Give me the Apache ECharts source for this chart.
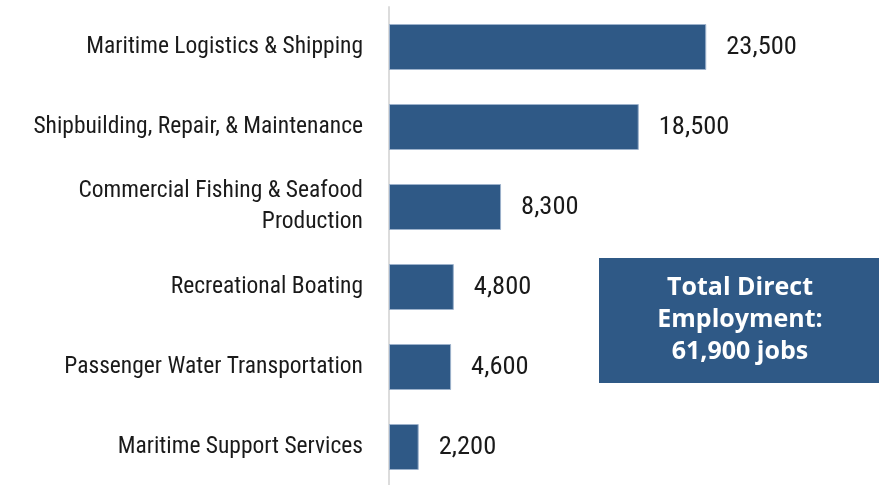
<!DOCTYPE html>
<html>
<head>
<meta charset="utf-8">
<script src="https://cdn.jsdelivr.net/npm/echarts@6/dist/echarts.min.js"></script>
<style>
  html, body { margin: 0; padding: 0; background: #fff; }
  #main { width: 881px; height: 485px; }
</style>
</head>
<body>
<div id="main"></div>
<script>
// categories, top to bottom
var categories = [
  "Maritime Logistics & Shipping",
  "Shipbuilding, Repair, & Maintenance",
  "Commercial Fishing & Seafood\nProduction",
  "Recreational Boating",
  "Passenger Water Transportation",
  "Maritime Support Services"
];
var jobs = [23500, 18500, 8300, 4800, 4600, 2200];
var totalLines = ["Total Direct", "Employment:", "61,900 jobs"];

var barColor = "#2F5986";
var font = '"Roboto Condensed", "Liberation Sans", sans-serif';

var chart = echarts.init(document.getElementById("main"));

var option = {
  animation: false,
  grid: {
    left: 389,
    top: 7,
    width: 405,
    height: 480,
    outerBoundsMode: "none",
    containLabel: false
  },
  xAxis: {
    type: "value",
    min: 0,
    max: 30000,
    show: false
  },
  yAxis: {
    type: "category",
    inverse: true,
    data: categories,
    axisLine: { show: true, lineStyle: { color: "#dcdcdc", width: 2 } },
    axisTick: { show: false },
    axisLabel: {
      margin: 26,
      fontFamily: font,
      fontSize: 23.5,
      lineHeight: 31,
      color: "#1a1a1a",
      align: "right",
      padding: [3, 0, 0, 0]
    }
  },
  series: [
    {
      type: "bar",
      data: jobs,
      barWidth: 46,
      itemStyle: {
        color: barColor,
        borderColor: "#9db2cc",
        borderWidth: 1
      },
      label: {
        show: true,
        position: "right",
        distance: 20,
        fontFamily: font,
        fontSize: 26.5,
        color: "#1a1a1a",
        formatter: function (p) {
          return p.value.toLocaleString("en-US");
        }
      }
    }
  ],
  graphic: [
    {
      type: "rect",
      left: 599,
      top: 258,
      shape: { width: 280, height: 125 },
      style: { fill: barColor }
    },
    {
      type: "text",
      x: 740,
      y: 320,
      style: {
        text: totalLines.join("\n"),
        fill: "#fff",
        font: 'bold 25px "Open Sans", "Lato", sans-serif',
        lineHeight: 32,
        align: "center",
        verticalAlign: "middle"
      }
    }
  ]
};

chart.setOption(option);
</script>
</body>
</html>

————

Copy each line exactly, and leave the pictures out of your copy.

RESPONSE BELOW:
Give me the Apache ECharts source for this chart.
<!DOCTYPE html>
<html>
<head>
<meta charset="utf-8">
<script src="https://cdn.jsdelivr.net/npm/echarts@6/dist/echarts.min.js"></script>
<style>
  html, body { margin: 0; padding: 0; background: #fff; }
  #main { width: 881px; height: 485px; }
</style>
</head>
<body>
<div id="main"></div>
<script>
// categories, top to bottom
var categories = [
  "Maritime Logistics & Shipping",
  "Shipbuilding, Repair, & Maintenance",
  "Commercial Fishing & Seafood\nProduction",
  "Recreational Boating",
  "Passenger Water Transportation",
  "Maritime Support Services"
];
var jobs = [23500, 18500, 8300, 4800, 4600, 2200];
var totalLines = ["Total Direct", "Employment:", "61,900 jobs"];

var barColor = "#2F5986";
var font = '"Roboto Condensed", "Liberation Sans", sans-serif';

var chart = echarts.init(document.getElementById("main"));

var option = {
  animation: false,
  grid: {
    left: 389,
    top: 7,
    width: 405,
    height: 480,
    outerBoundsMode: "none",
    containLabel: false
  },
  xAxis: {
    type: "value",
    min: 0,
    max: 30000,
    show: false
  },
  yAxis: {
    type: "category",
    inverse: true,
    data: categories,
    axisLine: { show: true, lineStyle: { color: "#dcdcdc", width: 2 } },
    axisTick: { show: false },
    axisLabel: {
      margin: 26,
      fontFamily: font,
      fontSize: 23.5,
      lineHeight: 31,
      color: "#1a1a1a",
      align: "right",
      padding: [3, 0, 0, 0]
    }
  },
  series: [
    {
      type: "bar",
      data: jobs,
      barWidth: 46,
      itemStyle: {
        color: barColor,
        borderColor: "#9db2cc",
        borderWidth: 1
      },
      label: {
        show: true,
        position: "right",
        distance: 20,
        fontFamily: font,
        fontSize: 26.5,
        color: "#1a1a1a",
        formatter: function (p) {
          return p.value.toLocaleString("en-US");
        }
      }
    }
  ],
  graphic: [
    {
      type: "rect",
      left: 599,
      top: 258,
      shape: { width: 280, height: 125 },
      style: { fill: barColor }
    },
    {
      type: "text",
      x: 740,
      y: 320,
      style: {
        text: totalLines.join("\n"),
        fill: "#fff",
        font: 'bold 25px "Open Sans", "Lato", sans-serif',
        lineHeight: 32,
        align: "center",
        verticalAlign: "middle"
      }
    }
  ]
};

chart.setOption(option);
</script>
</body>
</html>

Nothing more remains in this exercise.